Exercise goal
Track down the lines that contain "with" and copy them.

-=-=-

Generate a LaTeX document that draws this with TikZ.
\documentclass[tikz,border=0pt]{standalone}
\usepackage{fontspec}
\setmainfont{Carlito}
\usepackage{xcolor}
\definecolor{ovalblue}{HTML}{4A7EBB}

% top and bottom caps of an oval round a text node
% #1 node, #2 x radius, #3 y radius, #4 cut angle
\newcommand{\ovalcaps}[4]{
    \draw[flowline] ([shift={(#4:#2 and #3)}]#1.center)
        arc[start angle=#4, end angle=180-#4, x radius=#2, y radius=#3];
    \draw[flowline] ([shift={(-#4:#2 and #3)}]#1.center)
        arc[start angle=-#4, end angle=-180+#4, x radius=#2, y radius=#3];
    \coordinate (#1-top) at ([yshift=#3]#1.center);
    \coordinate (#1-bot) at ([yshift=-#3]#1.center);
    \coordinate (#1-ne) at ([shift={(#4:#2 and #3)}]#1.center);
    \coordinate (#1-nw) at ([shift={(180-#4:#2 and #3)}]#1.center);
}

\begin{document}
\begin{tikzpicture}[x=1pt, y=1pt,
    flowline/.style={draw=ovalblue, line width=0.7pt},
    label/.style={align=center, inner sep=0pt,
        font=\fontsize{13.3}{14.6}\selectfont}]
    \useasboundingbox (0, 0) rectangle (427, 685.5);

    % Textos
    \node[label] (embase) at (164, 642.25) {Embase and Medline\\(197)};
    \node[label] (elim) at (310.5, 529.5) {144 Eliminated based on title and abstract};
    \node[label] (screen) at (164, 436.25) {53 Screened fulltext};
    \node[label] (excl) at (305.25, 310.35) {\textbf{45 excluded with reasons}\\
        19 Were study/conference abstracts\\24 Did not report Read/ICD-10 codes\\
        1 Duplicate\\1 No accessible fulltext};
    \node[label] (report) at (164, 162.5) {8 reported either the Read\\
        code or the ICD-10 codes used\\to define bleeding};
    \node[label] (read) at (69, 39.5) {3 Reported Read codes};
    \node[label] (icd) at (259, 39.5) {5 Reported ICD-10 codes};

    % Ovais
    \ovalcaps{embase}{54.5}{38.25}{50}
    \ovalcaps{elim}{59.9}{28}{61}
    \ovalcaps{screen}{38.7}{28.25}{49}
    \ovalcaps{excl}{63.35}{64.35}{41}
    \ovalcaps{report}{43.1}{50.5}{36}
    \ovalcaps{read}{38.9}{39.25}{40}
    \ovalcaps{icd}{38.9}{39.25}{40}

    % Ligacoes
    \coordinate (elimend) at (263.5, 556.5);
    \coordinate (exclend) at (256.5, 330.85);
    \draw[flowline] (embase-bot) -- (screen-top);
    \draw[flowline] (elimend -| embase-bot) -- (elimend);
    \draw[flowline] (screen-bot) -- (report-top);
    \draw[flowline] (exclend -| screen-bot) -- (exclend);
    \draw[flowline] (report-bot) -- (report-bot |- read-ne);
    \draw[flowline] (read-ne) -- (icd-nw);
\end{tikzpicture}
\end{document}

-=-=-

Written solution
Generate a LaTeX document that draws this with TikZ.
    \node[label] (excl) at (305.25, 310.35) {\textbf{45 excluded with reasons}\\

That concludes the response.